Students learn power of native plants

When spring comes back to Kalamazoo students at the Kazoo School will be able to see the results of the work they did on a cold day in December.
In a project that brought together the Kalamazoo County Land Bank, 4-H, and Kazoo School, in December students participated in a daylong event. Community service, environmental education, and hands on learning were all part of the day. 
Students from preschool through eighth grade participated by planting bare root plants that will be stored at the Riverview Launch site over the winter. They will be dormant over the winter months  and planted once mature in the spring.  
Mike Holmes from Naylor Landscape Management talked to the students about the importance of native plantings, including pollination, soil stabilization and habitat restoration.  

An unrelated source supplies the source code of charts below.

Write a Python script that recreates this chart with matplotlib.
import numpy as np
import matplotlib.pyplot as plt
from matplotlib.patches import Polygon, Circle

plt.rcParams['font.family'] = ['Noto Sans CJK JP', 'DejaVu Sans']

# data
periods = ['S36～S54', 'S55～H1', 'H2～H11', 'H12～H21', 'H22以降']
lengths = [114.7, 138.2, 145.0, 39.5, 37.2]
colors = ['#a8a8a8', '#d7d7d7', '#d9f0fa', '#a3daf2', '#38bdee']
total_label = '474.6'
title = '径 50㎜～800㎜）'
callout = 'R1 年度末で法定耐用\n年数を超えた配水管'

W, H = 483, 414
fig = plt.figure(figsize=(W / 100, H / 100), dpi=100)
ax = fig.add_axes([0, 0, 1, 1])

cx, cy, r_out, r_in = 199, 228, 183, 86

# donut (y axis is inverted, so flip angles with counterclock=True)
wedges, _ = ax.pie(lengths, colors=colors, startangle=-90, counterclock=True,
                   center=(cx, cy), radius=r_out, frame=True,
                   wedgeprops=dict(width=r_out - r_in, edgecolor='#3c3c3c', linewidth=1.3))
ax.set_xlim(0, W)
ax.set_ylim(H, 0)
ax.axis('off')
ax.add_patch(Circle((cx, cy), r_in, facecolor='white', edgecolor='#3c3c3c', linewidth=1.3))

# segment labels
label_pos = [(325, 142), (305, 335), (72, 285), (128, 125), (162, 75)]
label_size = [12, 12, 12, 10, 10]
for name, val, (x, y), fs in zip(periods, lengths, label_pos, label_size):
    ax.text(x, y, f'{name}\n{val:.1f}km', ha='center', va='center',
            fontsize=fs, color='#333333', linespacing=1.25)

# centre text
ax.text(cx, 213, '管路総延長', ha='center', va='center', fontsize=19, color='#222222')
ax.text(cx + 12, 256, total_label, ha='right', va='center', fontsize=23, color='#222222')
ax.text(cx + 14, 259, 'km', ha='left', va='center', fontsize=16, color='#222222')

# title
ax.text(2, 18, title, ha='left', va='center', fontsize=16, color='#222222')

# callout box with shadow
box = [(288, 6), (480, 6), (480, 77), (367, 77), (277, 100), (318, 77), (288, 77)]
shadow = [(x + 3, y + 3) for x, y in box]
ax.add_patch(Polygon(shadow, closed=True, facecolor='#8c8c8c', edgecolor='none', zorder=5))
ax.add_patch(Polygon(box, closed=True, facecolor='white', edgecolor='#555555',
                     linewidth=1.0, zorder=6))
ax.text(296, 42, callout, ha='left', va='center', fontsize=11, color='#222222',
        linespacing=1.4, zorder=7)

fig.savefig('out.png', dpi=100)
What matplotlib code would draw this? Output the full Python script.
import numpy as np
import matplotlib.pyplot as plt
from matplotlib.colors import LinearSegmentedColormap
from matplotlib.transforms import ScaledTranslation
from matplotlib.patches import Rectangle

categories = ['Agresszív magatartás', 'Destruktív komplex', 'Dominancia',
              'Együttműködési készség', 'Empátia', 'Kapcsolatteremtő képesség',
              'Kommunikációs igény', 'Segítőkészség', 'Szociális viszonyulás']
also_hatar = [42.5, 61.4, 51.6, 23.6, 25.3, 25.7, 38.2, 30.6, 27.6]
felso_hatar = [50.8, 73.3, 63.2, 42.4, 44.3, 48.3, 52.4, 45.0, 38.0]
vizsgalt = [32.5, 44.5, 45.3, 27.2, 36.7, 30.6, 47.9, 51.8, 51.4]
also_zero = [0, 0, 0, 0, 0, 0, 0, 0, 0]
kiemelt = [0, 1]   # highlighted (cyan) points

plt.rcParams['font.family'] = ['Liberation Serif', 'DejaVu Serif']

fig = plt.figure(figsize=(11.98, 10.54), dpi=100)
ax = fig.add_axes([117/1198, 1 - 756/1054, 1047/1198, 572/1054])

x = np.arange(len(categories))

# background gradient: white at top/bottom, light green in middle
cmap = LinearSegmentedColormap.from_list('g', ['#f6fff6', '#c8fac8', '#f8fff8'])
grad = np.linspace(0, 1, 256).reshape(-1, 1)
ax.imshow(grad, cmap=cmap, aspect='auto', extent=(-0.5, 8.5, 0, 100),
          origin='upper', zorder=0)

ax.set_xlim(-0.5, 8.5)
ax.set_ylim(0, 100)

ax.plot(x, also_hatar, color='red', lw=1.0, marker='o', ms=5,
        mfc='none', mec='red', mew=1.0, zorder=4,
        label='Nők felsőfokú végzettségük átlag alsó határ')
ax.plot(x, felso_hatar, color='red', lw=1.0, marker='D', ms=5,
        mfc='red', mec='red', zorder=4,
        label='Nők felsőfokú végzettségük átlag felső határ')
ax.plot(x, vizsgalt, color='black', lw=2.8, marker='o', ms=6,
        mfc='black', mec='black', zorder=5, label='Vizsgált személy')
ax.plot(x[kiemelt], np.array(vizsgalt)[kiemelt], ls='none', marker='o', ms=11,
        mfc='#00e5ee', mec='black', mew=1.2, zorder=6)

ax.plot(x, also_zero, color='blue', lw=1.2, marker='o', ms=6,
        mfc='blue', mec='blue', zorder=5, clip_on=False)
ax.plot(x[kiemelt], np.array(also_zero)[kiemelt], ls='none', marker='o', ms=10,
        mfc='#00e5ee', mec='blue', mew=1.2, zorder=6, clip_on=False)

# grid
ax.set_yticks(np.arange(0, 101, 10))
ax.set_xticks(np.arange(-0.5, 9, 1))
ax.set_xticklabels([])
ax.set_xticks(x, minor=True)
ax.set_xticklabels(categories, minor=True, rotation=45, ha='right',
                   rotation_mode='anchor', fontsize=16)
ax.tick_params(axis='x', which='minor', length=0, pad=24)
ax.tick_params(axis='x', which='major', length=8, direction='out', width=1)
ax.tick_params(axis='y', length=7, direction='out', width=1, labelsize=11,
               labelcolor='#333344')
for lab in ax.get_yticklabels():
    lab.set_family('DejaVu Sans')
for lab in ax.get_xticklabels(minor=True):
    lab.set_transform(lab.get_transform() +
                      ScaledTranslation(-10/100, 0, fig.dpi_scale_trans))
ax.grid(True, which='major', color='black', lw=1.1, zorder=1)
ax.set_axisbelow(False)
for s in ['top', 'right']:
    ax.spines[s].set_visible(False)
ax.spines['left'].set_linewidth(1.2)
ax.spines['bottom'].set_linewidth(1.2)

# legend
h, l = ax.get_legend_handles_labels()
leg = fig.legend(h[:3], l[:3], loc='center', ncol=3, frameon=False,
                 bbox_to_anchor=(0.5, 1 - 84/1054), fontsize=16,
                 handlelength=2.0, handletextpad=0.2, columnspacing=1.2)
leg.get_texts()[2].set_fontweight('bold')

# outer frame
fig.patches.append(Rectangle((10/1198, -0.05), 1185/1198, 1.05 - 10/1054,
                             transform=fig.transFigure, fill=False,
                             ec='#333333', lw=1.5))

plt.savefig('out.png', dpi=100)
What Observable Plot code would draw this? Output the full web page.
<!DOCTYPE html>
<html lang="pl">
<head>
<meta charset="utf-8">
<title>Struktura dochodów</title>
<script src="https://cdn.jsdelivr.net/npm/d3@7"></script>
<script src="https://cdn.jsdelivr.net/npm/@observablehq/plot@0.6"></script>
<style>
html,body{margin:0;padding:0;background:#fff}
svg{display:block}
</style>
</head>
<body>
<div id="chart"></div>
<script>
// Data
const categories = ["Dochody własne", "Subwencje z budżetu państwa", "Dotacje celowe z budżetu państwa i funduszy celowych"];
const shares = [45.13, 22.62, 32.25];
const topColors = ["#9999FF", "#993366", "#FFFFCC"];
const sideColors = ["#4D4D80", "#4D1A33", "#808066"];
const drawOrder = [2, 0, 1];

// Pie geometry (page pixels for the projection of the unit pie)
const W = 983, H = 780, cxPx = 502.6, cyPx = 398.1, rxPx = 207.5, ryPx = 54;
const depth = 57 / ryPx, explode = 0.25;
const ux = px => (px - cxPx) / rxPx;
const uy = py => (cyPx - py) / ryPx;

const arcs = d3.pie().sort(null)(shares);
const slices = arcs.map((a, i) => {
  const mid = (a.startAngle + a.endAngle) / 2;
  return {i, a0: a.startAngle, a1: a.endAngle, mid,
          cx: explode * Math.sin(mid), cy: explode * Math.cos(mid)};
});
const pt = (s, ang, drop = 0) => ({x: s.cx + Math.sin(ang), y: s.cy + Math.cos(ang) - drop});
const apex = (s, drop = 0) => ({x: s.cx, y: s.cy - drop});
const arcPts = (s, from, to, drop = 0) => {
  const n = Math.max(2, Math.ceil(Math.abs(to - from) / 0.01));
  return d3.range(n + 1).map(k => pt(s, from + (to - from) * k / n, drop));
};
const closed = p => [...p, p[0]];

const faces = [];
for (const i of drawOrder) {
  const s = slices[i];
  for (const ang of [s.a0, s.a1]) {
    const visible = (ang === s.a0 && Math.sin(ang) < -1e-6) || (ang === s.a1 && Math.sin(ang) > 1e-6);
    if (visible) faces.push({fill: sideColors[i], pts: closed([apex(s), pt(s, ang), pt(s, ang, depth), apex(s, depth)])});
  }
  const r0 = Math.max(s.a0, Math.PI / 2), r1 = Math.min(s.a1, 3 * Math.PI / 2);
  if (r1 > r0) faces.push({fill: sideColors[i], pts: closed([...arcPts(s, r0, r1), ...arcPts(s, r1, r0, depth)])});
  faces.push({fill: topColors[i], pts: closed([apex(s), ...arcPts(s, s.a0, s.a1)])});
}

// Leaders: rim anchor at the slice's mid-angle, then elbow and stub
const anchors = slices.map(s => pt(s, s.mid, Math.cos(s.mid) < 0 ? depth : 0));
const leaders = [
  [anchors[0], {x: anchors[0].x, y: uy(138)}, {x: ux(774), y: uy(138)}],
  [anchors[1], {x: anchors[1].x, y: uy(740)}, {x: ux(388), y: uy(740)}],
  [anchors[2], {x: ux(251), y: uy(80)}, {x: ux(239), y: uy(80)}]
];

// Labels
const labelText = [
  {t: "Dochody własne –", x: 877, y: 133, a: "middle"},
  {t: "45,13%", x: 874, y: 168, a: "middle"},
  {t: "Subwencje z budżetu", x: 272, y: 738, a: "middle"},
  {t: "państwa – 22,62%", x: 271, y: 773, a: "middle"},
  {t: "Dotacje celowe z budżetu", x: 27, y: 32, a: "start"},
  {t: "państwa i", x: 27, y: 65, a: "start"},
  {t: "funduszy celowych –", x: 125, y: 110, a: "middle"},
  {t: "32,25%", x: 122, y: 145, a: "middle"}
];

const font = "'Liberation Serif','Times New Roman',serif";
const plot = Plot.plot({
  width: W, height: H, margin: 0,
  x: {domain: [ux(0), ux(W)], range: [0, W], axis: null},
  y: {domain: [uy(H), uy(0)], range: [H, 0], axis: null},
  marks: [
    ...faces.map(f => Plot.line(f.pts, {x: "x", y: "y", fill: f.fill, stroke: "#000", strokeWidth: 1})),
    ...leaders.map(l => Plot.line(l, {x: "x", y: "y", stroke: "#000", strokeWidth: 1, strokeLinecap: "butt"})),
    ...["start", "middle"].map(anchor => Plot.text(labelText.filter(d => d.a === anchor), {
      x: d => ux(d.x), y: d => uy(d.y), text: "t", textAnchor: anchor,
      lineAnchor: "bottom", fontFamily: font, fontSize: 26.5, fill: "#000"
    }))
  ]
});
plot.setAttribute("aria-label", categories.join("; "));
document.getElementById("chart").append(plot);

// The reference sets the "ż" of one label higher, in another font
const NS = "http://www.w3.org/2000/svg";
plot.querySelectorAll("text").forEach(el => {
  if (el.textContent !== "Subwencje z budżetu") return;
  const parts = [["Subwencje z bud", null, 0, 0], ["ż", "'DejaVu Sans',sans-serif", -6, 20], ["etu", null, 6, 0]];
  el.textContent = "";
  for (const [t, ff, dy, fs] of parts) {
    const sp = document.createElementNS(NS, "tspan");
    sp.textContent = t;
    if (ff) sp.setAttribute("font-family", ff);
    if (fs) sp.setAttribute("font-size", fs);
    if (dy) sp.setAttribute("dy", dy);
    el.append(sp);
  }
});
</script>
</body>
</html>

Mike DeDitius from the Land Bank spoke to the children about how a community can transform a vacant structure when they come together and the importance of volunteerism and community service.  
Evan Granito from 4-H spoke about using the 4 H’s, head, heart, hands, and health to get the project done in a way in which students learn many lessons.
"Environmental sustainability is central to the experience at Kazoo School," says Brendan Sheerin, Principal of the Kazoo School, "and we welcomed this opportunity to work with Kalamazoo County Land Bank and 4-H on this important Community Project."
The Land Bank is looking forward to other such partnerships around youth programming at the site. 
"This early effort demonstrates the potential for the community to come together and make positive changes in our community while also providing valuable learning opportunities,” says Kelly Clarke, Executive Director of the Kalamazoo Land Bank.